━━━ EXTRACTED DATA
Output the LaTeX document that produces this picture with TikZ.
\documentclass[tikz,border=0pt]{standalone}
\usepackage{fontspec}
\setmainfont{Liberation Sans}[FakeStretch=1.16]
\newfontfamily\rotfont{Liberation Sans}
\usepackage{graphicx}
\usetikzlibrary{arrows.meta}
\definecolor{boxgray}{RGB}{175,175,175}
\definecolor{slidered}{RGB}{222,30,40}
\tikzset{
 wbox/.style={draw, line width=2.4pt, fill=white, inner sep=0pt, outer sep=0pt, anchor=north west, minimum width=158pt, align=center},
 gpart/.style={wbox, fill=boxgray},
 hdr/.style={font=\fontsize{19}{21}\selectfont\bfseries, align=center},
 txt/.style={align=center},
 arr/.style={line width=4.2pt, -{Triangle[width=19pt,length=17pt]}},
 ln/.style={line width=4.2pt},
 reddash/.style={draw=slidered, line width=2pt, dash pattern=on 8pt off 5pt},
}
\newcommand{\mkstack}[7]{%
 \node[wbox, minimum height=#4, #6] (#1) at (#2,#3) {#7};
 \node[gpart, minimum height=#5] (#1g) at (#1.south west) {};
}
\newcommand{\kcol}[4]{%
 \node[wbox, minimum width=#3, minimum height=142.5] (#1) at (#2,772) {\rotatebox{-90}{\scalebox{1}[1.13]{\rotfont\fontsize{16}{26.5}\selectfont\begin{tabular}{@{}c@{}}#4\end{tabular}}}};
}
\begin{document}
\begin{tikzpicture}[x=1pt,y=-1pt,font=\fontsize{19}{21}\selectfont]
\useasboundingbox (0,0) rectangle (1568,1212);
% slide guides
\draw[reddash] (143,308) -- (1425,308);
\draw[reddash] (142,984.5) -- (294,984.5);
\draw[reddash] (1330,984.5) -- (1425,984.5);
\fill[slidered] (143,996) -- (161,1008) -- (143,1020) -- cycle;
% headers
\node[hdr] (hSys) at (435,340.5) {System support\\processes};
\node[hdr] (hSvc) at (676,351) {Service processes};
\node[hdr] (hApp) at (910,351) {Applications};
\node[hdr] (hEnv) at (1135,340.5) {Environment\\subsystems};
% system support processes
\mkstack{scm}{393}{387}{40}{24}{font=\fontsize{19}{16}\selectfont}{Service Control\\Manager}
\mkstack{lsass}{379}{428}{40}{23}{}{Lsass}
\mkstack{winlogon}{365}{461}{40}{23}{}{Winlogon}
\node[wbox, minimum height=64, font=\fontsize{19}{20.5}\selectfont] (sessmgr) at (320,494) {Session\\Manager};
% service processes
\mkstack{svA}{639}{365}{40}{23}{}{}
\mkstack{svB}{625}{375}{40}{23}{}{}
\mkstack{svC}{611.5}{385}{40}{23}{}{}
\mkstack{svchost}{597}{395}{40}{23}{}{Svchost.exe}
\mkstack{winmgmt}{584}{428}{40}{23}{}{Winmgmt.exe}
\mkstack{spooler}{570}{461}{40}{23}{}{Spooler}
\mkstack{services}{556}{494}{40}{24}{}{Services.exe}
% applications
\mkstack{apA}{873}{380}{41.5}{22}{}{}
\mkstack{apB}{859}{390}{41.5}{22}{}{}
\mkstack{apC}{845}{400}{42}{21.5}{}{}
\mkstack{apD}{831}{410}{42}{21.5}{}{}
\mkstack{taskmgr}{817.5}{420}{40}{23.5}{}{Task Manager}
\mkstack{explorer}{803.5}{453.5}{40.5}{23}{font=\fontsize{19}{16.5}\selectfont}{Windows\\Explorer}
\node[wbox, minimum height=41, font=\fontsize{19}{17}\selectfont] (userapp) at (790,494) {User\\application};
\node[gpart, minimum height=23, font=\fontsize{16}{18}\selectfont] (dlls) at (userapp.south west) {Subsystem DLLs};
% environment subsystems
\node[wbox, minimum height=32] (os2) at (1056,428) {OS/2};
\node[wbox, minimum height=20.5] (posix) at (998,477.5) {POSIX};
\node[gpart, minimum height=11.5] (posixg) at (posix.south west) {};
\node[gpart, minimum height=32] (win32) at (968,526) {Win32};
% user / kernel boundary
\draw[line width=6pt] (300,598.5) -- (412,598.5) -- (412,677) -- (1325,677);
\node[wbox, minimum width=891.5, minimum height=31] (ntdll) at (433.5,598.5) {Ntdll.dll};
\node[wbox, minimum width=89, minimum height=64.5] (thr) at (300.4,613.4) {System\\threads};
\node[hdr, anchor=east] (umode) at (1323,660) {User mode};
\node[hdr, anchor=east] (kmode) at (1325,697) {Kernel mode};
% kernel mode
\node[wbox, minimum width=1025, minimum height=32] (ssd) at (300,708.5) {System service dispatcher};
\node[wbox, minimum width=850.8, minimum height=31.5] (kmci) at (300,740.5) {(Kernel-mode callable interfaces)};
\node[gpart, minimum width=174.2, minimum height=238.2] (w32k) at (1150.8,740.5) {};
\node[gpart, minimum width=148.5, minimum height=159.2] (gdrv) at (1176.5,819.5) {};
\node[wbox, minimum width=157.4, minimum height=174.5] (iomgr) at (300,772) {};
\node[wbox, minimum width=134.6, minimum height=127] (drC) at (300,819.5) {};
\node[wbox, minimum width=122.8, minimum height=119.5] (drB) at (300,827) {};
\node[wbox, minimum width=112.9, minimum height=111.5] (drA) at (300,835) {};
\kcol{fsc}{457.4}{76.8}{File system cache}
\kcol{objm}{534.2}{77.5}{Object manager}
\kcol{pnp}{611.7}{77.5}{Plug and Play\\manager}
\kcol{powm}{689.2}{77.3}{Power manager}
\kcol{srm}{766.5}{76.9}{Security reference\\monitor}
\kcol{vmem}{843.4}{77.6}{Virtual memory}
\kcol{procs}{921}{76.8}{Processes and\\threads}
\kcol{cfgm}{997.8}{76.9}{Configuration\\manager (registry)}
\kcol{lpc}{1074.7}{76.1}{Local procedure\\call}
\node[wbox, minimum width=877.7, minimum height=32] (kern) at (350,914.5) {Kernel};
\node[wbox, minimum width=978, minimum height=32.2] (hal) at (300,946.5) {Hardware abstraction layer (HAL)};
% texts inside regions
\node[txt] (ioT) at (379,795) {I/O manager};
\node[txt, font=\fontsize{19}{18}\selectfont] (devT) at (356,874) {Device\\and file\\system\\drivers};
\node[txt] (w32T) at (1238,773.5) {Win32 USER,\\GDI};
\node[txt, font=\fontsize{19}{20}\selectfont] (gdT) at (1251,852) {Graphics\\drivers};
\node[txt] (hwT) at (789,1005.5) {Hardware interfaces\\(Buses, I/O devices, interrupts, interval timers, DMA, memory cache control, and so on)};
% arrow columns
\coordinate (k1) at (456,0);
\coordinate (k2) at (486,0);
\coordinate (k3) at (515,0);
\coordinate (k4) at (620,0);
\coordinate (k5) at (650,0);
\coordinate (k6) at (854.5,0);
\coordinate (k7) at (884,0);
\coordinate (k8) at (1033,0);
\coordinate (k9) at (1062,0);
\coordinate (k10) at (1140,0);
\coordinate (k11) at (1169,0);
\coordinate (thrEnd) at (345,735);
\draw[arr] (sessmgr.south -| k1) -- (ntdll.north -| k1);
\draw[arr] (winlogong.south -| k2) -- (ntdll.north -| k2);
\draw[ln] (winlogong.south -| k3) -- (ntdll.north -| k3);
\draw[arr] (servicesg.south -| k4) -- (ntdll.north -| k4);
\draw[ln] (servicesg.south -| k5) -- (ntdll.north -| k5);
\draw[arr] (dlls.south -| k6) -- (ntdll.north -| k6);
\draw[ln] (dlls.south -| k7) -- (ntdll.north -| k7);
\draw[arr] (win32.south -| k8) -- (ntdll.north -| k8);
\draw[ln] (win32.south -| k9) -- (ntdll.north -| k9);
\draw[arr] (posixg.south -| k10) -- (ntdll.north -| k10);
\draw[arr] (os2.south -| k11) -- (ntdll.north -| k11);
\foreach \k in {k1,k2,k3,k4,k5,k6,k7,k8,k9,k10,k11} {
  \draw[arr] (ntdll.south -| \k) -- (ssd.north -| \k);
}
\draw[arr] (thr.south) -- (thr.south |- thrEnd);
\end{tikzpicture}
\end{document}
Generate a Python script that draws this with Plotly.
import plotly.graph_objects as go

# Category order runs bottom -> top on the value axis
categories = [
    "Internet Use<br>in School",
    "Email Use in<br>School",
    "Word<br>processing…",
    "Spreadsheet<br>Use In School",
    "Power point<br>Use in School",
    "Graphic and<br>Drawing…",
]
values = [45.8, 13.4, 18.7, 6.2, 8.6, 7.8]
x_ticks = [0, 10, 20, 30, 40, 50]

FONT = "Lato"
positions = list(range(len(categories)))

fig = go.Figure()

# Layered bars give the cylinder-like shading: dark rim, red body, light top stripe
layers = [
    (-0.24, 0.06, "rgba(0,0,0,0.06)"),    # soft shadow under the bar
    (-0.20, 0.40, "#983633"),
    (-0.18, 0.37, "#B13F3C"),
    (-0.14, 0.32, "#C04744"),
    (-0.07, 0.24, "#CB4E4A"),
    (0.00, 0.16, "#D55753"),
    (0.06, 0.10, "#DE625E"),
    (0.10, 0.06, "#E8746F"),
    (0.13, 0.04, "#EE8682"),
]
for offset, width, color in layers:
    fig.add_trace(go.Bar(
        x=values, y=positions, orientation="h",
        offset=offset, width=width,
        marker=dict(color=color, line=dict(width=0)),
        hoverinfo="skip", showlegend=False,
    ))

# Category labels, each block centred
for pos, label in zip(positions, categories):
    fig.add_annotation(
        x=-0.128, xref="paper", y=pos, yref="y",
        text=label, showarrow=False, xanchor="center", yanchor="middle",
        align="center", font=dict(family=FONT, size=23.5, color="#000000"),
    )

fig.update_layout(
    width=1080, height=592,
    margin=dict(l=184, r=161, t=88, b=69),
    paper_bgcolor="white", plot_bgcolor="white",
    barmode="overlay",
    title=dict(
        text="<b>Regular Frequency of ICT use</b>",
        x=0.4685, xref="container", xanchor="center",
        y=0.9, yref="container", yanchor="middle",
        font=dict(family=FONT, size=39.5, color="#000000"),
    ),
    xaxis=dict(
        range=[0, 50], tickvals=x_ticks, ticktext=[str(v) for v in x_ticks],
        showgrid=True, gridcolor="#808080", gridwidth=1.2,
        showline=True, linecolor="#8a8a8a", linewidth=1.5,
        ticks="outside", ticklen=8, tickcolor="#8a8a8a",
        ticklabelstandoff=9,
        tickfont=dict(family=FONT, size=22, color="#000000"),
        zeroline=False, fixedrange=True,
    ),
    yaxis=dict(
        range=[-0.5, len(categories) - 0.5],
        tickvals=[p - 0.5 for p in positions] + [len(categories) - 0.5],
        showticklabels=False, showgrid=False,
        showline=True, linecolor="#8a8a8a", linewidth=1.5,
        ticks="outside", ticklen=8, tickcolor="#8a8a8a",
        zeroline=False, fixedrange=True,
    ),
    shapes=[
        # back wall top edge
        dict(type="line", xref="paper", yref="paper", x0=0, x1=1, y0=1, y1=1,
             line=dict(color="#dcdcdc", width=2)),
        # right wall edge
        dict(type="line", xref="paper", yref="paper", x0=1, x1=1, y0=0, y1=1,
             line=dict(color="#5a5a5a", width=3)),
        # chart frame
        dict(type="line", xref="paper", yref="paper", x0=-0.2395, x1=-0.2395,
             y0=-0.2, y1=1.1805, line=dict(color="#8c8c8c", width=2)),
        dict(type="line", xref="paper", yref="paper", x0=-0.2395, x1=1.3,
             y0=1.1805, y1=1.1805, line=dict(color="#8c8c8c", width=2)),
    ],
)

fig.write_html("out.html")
━━━━━━
Copy every line in the entries above that has the string "this" in it.

Output the LaTeX document that produces this picture with TikZ.
Generate a Python script that draws this with Plotly.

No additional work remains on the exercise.